One gentleman kept returning to the bar for a pint and a half of Flowers -- the pint for himself (in his own ancient Folk Festival tankard, kept for him under the bar); the half for his wife. She never came to the bar herself, and as far as I saw she barely spoke; she just silently drank her half-pints, her head slowly falling further forward onto her chest as she apparently fell asleep over her beer.
Terri made a point of warning me that if the "youngsters" came in they'd probably be ordering Dr Peppers. "Do we sell Dr Pepper?" I asked, surprised, as I hadn't noticed the cans in the fridge. She explained that a "Dr Pepper" consists of a half-and-half mixture of lager and coke, with a shot of Amaretto. Apparently it tastes just like the real Dr Pepper. I'm glad to say nobody actually ordered one of these travesties.

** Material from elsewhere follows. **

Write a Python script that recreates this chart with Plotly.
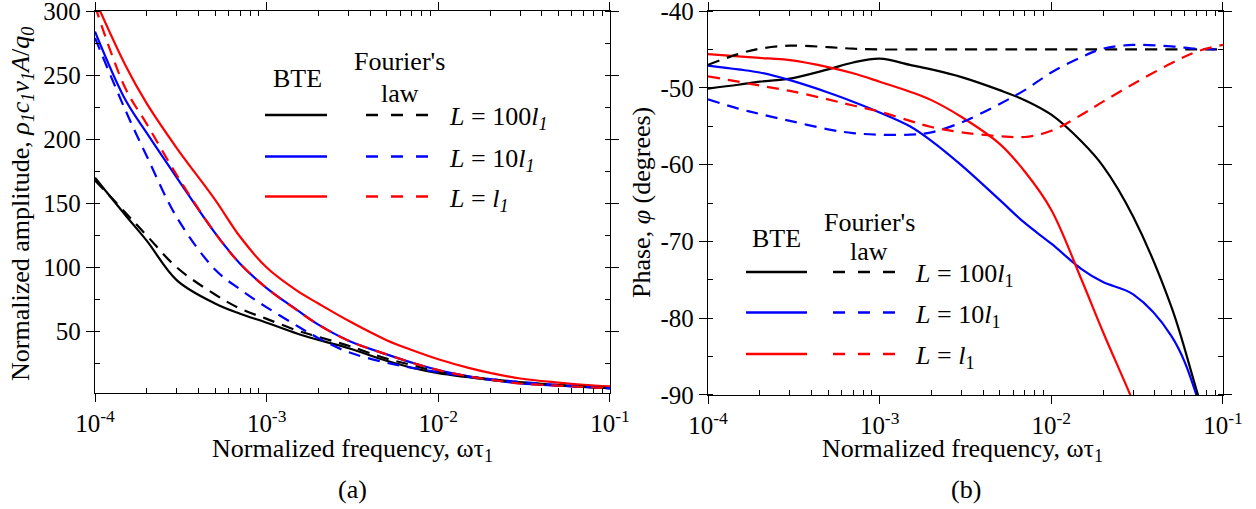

Of course, the pub was also full of Sunday roasts; by halfway through the afternoon I never wanted to see another roast potato or another pool of gravy again. However, by the time it came to eat my own roast dinner (a perk of working the Sunday lunchtime shift!) I was so hungry I could have eaten a horse; and besides, Jethro's cooking was as marvellous as ever, from tender lamb and tasty cauliflower to Yorkshire puddings with just the right mixture of crispyness and sponginess.
* * *
On my way to the pub the sun had been brightly shining, and my head had been full of smiles and kisses from Saturday afternoon, and everything had suddenly seemed more hopeful. I thought the afternoon would make me lose that feeling, because I have to put the daydreams out of my head in order to keep track of bar work; but when I left the pub (by then it was dark outside) I still felt quietly happy inside, and all the smiles were still there where I'd left them.
* * *
This morning I woke up with a start at 7:30am, then fell asleep again and dreamed about being late for work. In the dream I was trying to get to somebody's house on Scotland Road (I think) before work, to pick up a cot. I didn't have a baby, only a doll to put in the cot, and I was worried that people at work would think this was a very strange thing to need to collect so urgently before work, but I had to pick it up at some point and this seemed like a good time. The cot was a wicker thing, and very fragile; I was worried that I'd squash it by holding it. The doll had huge wide-open blue eyes.
I had to get back to work, but instead of cycling from this road (which I knew was off Mill Road somewhere) straight to work, I forgot and went home instead. I remember looking at my watch and seeing that it was 9:30am but then remembering that I don't wear a watch any more so the time on it was probably wrong as I wouldn't have set it for ages. It was dark, still early in the morning, and there was a point when I was struggling up a hill on my bike and as I got to the crest of the hill I saw the whole city stretched out below me, all dark buildings and arches and bridges outlined in Christmas lights -- nothing like Cambridge at all! -- and I remember thinking that I had to remember the name of the street from which this view could be seen, because I wanted to tell all my friends so they could see it too. [I can't remember what street it was; that vanished as soon as I woke up.] Then some kind of momentum seemed to pull me over the top of the hill.
When I got home I realised I'd have to drive into work instead of cycling, and I got in the car (sion_a's car) and it started moving before I'd turned the ignition on. I knew "coasting" like this was a very bad idea, so I tried to turn the ignition on so that I'd be in control of the car, but I couldn't control it. When I tried to turn round (having realised that I was going the wrong way) I found that the car just kept on turning round and round in circles; the other drivers around me were staring at me and I was throwing up my hands to try to convey to them that it wasn't my fault, there was nothing I could do about it. I think in the dream I got to work in the end, but it was about 11am by the time I did.
Sometimes I wish my dreams wouldn't be so flagrantly symbolic...
Normally being-late-for-work dreams leave me feeling scratchy all morning. Now I feel shattered, but somehow still calm inside. The lights in the dream were so beautiful.